> [Supplied information]
⟨

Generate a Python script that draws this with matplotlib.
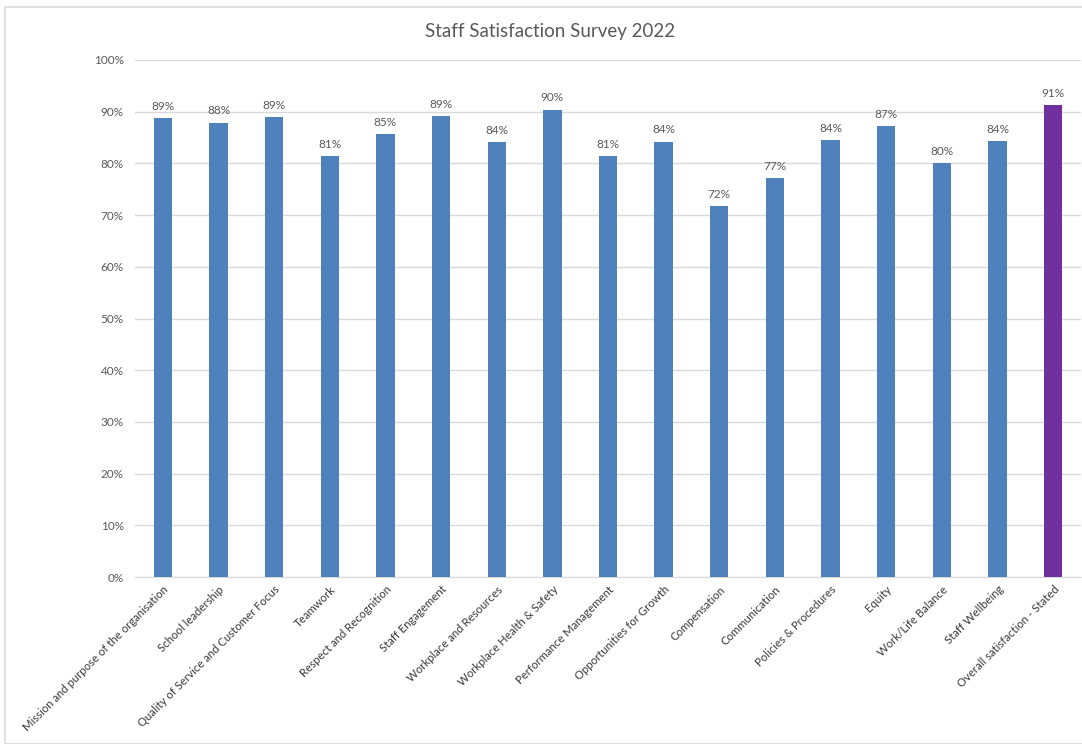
import matplotlib.pyplot as plt
from matplotlib.patches import Rectangle

# Data
categories = [
    "Mission and purpose of the organisation",
    "School leadership",
    "Quality of Service and Customer Focus",
    "Teamwork",
    "Respect and Recognition",
    "Staff Engagement",
    "Workplace and Resources",
    "Workplace Health & Safety",
    "Performance Management",
    "Opportunities for Growth",
    "Compensation",
    "Communication",
    "Policies & Procedures",
    "Equity",
    "Work/Life Balance",
    "Staff Wellbeing",
    "Overall satisfaction - Stated",
]
values = [88.8, 87.9, 89.0, 81.4, 85.6, 89.2, 84.1, 90.4, 81.4, 84.2,
          71.7, 77.2, 84.5, 87.2, 80.1, 84.3, 91.3]
labels = ["89%", "88%", "89%", "81%", "85%", "89%", "84%", "90%", "81%", "84%",
          "72%", "77%", "84%", "87%", "80%", "84%", "91%"]
y_ticks = [0, 10, 20, 30, 40, 50, 60, 70, 80, 90, 100]

BLUE = "#4F81BD"
PURPLE = "#7030A0"
TEXT = "#595959"
GRID = "#D9D9D9"

plt.rcParams['font.family'] = ['Lato', 'DejaVu Sans']

fig = plt.figure(figsize=(10.82, 7.44), dpi=100)
ax = fig.add_axes([135 / 1082, 1 - 577 / 744, (1081 - 135) / 1082, (577 - 60) / 744])

# chart frame
fig.patches.append(Rectangle((5 / 1082, 0), 1.2, 1 - 7 / 744, transform=fig.transFigure,
                             fill=False, edgecolor=GRID, linewidth=1.2))

x = list(range(len(categories)))
colors = [BLUE] * (len(categories) - 1) + [PURPLE]
bars = ax.bar(x, values, width=0.33, color=colors, zorder=3)

for xi, v, lab in zip(x, values, labels):
    ax.text(xi, v + 1.2, lab, ha="center", va="bottom", fontsize=8.5, color=TEXT)

ax.set_xlim(-0.5, len(categories) - 0.5)
ax.set_ylim(0, 100)
ax.set_yticks(y_ticks)
ax.set_yticklabels([f"{t}%" for t in y_ticks], fontsize=8.5, color=TEXT)
ax.set_xticks(x)
ax.set_xticklabels(categories, rotation=45, ha="right", rotation_mode="anchor",
                   fontsize=8.2, color="#3A3A3A")
ax.tick_params(axis="both", length=0, pad=8)
ax.tick_params(axis="x", pad=5)
ax.grid(axis="y", color=GRID, linewidth=1, zorder=0)
for s in ["top", "right", "left"]:
    ax.spines[s].set_visible(False)
ax.spines["bottom"].set_color(GRID)

fig.text(550 / 1082, 1 - 31 / 744, "Staff Satisfaction Survey 2022", ha="center", va="center",
         fontsize=13.5, color=TEXT)

fig.savefig("out.png", dpi=100)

⟩

> [Objective] From the first line above down to the line with "from matplotlib.patches import Rectangle", reproduce every line and no others, omitting pictures.

> [Correct answer]
Generate a Python script that draws this with matplotlib.
import matplotlib.pyplot as plt
from matplotlib.patches import Rectangle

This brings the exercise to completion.